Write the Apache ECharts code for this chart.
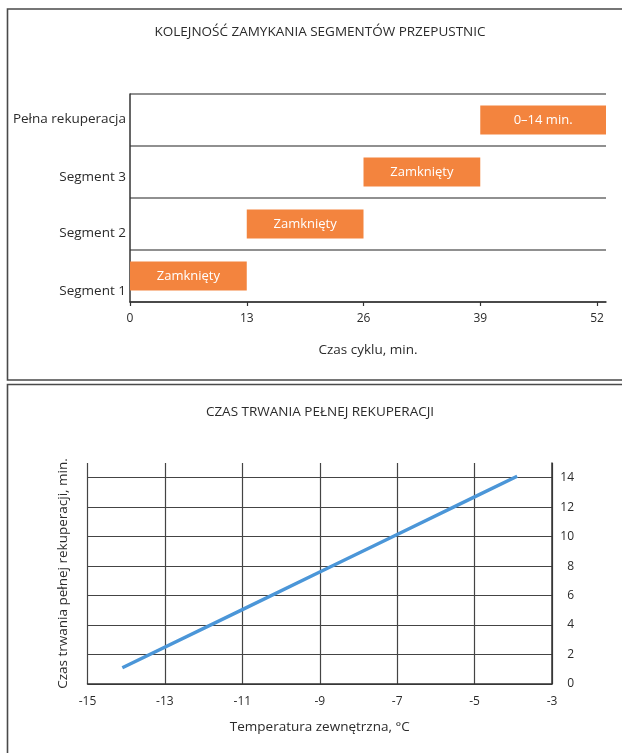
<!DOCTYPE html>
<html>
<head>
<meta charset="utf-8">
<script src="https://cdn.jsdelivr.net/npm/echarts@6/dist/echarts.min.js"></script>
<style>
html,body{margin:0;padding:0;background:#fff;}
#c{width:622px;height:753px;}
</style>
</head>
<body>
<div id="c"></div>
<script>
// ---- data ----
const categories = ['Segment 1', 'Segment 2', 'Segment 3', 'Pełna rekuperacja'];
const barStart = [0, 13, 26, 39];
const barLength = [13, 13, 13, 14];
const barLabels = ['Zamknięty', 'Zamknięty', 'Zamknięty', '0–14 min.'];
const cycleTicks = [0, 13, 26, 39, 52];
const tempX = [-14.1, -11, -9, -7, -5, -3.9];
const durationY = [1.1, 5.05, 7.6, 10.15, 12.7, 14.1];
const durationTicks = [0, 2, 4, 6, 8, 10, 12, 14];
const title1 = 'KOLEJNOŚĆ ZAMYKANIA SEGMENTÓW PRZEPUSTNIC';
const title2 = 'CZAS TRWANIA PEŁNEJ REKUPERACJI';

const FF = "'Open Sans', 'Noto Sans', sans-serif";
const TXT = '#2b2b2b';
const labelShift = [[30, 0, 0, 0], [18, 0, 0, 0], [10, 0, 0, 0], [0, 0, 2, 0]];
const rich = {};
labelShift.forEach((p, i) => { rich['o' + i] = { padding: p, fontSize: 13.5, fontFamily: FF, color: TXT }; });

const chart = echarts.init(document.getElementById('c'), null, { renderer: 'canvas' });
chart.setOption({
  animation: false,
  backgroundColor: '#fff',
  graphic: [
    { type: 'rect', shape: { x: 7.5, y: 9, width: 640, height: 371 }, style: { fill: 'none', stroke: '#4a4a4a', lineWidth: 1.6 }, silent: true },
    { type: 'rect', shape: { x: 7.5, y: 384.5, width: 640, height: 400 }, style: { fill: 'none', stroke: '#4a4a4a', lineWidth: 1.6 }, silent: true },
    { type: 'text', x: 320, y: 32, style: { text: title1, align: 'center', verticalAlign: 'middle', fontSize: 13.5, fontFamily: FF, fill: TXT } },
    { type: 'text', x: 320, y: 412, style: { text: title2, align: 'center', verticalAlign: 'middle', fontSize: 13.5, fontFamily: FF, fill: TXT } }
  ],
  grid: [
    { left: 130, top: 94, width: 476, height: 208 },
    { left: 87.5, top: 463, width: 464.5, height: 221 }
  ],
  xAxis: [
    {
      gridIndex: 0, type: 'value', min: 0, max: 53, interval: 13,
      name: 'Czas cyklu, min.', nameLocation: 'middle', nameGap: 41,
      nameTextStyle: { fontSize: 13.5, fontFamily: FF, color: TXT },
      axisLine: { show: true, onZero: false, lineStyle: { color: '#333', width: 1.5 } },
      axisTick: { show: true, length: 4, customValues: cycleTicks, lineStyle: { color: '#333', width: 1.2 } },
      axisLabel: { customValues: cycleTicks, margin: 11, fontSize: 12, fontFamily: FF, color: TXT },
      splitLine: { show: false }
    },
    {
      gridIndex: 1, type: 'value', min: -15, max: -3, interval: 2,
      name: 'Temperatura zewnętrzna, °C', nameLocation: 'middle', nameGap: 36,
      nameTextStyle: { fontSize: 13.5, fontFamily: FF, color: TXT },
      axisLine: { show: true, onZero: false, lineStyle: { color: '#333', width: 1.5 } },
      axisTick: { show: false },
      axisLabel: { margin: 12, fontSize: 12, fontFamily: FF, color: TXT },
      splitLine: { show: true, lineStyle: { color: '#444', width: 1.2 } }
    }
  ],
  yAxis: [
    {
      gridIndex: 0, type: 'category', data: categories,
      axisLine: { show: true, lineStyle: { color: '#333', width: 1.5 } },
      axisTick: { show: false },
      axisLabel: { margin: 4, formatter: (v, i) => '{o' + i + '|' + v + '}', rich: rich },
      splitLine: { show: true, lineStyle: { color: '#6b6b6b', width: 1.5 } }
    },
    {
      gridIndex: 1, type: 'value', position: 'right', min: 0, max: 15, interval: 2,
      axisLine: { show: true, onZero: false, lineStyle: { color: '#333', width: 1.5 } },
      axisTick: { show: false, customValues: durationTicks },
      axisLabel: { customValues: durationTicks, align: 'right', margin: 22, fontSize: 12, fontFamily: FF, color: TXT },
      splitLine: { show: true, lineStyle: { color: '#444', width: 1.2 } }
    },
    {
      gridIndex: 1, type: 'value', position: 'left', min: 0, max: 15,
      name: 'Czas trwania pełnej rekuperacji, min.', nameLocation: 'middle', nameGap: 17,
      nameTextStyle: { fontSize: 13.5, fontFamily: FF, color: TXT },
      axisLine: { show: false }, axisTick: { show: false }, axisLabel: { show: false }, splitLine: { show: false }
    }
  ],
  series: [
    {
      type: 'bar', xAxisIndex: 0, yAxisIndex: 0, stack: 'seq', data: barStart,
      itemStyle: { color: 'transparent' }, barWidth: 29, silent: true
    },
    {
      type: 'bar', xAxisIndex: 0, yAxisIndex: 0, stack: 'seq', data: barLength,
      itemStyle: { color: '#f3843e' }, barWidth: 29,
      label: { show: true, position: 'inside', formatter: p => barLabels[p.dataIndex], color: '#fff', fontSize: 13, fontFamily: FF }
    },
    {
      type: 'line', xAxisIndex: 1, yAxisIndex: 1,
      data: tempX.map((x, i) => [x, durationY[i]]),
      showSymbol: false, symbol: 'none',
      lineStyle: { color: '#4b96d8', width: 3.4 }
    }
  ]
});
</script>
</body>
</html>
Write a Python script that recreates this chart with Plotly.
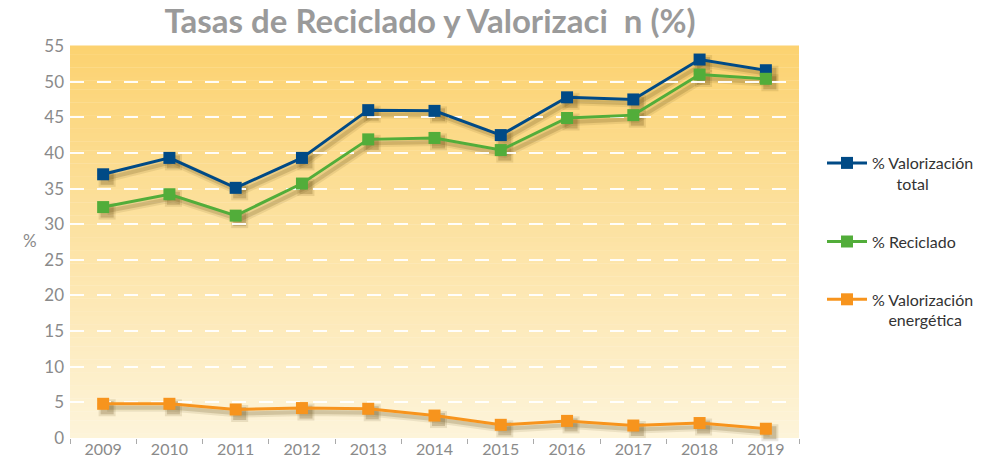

━━━━━━━━━━━━━━━━━━━━

(Prompt): Repeat the listing in full and exactly. Do not include any images.

(In response):
Write the Apache ECharts code for this chart.
<!DOCTYPE html>
<html>
<head>
<meta charset="utf-8">
<script src="https://cdn.jsdelivr.net/npm/echarts@6/dist/echarts.min.js"></script>
<style>
html,body{margin:0;padding:0;background:#fff;}
#c{width:622px;height:753px;}
</style>
</head>
<body>
<div id="c"></div>
<script>
// ---- data ----
const categories = ['Segment 1', 'Segment 2', 'Segment 3', 'Pełna rekuperacja'];
const barStart = [0, 13, 26, 39];
const barLength = [13, 13, 13, 14];
const barLabels = ['Zamknięty', 'Zamknięty', 'Zamknięty', '0–14 min.'];
const cycleTicks = [0, 13, 26, 39, 52];
const tempX = [-14.1, -11, -9, -7, -5, -3.9];
const durationY = [1.1, 5.05, 7.6, 10.15, 12.7, 14.1];
const durationTicks = [0, 2, 4, 6, 8, 10, 12, 14];
const title1 = 'KOLEJNOŚĆ ZAMYKANIA SEGMENTÓW PRZEPUSTNIC';
const title2 = 'CZAS TRWANIA PEŁNEJ REKUPERACJI';

const FF = "'Open Sans', 'Noto Sans', sans-serif";
const TXT = '#2b2b2b';
const labelShift = [[30, 0, 0, 0], [18, 0, 0, 0], [10, 0, 0, 0], [0, 0, 2, 0]];
const rich = {};
labelShift.forEach((p, i) => { rich['o' + i] = { padding: p, fontSize: 13.5, fontFamily: FF, color: TXT }; });

const chart = echarts.init(document.getElementById('c'), null, { renderer: 'canvas' });
chart.setOption({
  animation: false,
  backgroundColor: '#fff',
  graphic: [
    { type: 'rect', shape: { x: 7.5, y: 9, width: 640, height: 371 }, style: { fill: 'none', stroke: '#4a4a4a', lineWidth: 1.6 }, silent: true },
    { type: 'rect', shape: { x: 7.5, y: 384.5, width: 640, height: 400 }, style: { fill: 'none', stroke: '#4a4a4a', lineWidth: 1.6 }, silent: true },
    { type: 'text', x: 320, y: 32, style: { text: title1, align: 'center', verticalAlign: 'middle', fontSize: 13.5, fontFamily: FF, fill: TXT } },
    { type: 'text', x: 320, y: 412, style: { text: title2, align: 'center', verticalAlign: 'middle', fontSize: 13.5, fontFamily: FF, fill: TXT } }
  ],
  grid: [
    { left: 130, top: 94, width: 476, height: 208 },
    { left: 87.5, top: 463, width: 464.5, height: 221 }
  ],
  xAxis: [
    {
      gridIndex: 0, type: 'value', min: 0, max: 53, interval: 13,
      name: 'Czas cyklu, min.', nameLocation: 'middle', nameGap: 41,
      nameTextStyle: { fontSize: 13.5, fontFamily: FF, color: TXT },
      axisLine: { show: true, onZero: false, lineStyle: { color: '#333', width: 1.5 } },
      axisTick: { show: true, length: 4, customValues: cycleTicks, lineStyle: { color: '#333', width: 1.2 } },
      axisLabel: { customValues: cycleTicks, margin: 11, fontSize: 12, fontFamily: FF, color: TXT },
      splitLine: { show: false }
    },
    {
      gridIndex: 1, type: 'value', min: -15, max: -3, interval: 2,
      name: 'Temperatura zewnętrzna, °C', nameLocation: 'middle', nameGap: 36,
      nameTextStyle: { fontSize: 13.5, fontFamily: FF, color: TXT },
      axisLine: { show: true, onZero: false, lineStyle: { color: '#333', width: 1.5 } },
      axisTick: { show: false },
      axisLabel: { margin: 12, fontSize: 12, fontFamily: FF, color: TXT },
      splitLine: { show: true, lineStyle: { color: '#444', width: 1.2 } }
    }
  ],
  yAxis: [
    {
      gridIndex: 0, type: 'category', data: categories,
      axisLine: { show: true, lineStyle: { color: '#333', width: 1.5 } },
      axisTick: { show: false },
      axisLabel: { margin: 4, formatter: (v, i) => '{o' + i + '|' + v + '}', rich: rich },
      splitLine: { show: true, lineStyle: { color: '#6b6b6b', width: 1.5 } }
    },
    {
      gridIndex: 1, type: 'value', position: 'right', min: 0, max: 15, interval: 2,
      axisLine: { show: true, onZero: false, lineStyle: { color: '#333', width: 1.5 } },
      axisTick: { show: false, customValues: durationTicks },
      axisLabel: { customValues: durationTicks, align: 'right', margin: 22, fontSize: 12, fontFamily: FF, color: TXT },
      splitLine: { show: true, lineStyle: { color: '#444', width: 1.2 } }
    },
    {
      gridIndex: 1, type: 'value', position: 'left', min: 0, max: 15,
      name: 'Czas trwania pełnej rekuperacji, min.', nameLocation: 'middle', nameGap: 17,
      nameTextStyle: { fontSize: 13.5, fontFamily: FF, color: TXT },
      axisLine: { show: false }, axisTick: { show: false }, axisLabel: { show: false }, splitLine: { show: false }
    }
  ],
  series: [
    {
      type: 'bar', xAxisIndex: 0, yAxisIndex: 0, stack: 'seq', data: barStart,
      itemStyle: { color: 'transparent' }, barWidth: 29, silent: true
    },
    {
      type: 'bar', xAxisIndex: 0, yAxisIndex: 0, stack: 'seq', data: barLength,
      itemStyle: { color: '#f3843e' }, barWidth: 29,
      label: { show: true, position: 'inside', formatter: p => barLabels[p.dataIndex], color: '#fff', fontSize: 13, fontFamily: FF }
    },
    {
      type: 'line', xAxisIndex: 1, yAxisIndex: 1,
      data: tempX.map((x, i) => [x, durationY[i]]),
      showSymbol: false, symbol: 'none',
      lineStyle: { color: '#4b96d8', width: 3.4 }
    }
  ]
});
</script>
</body>
</html>
Write a Python script that recreates this chart with Plotly.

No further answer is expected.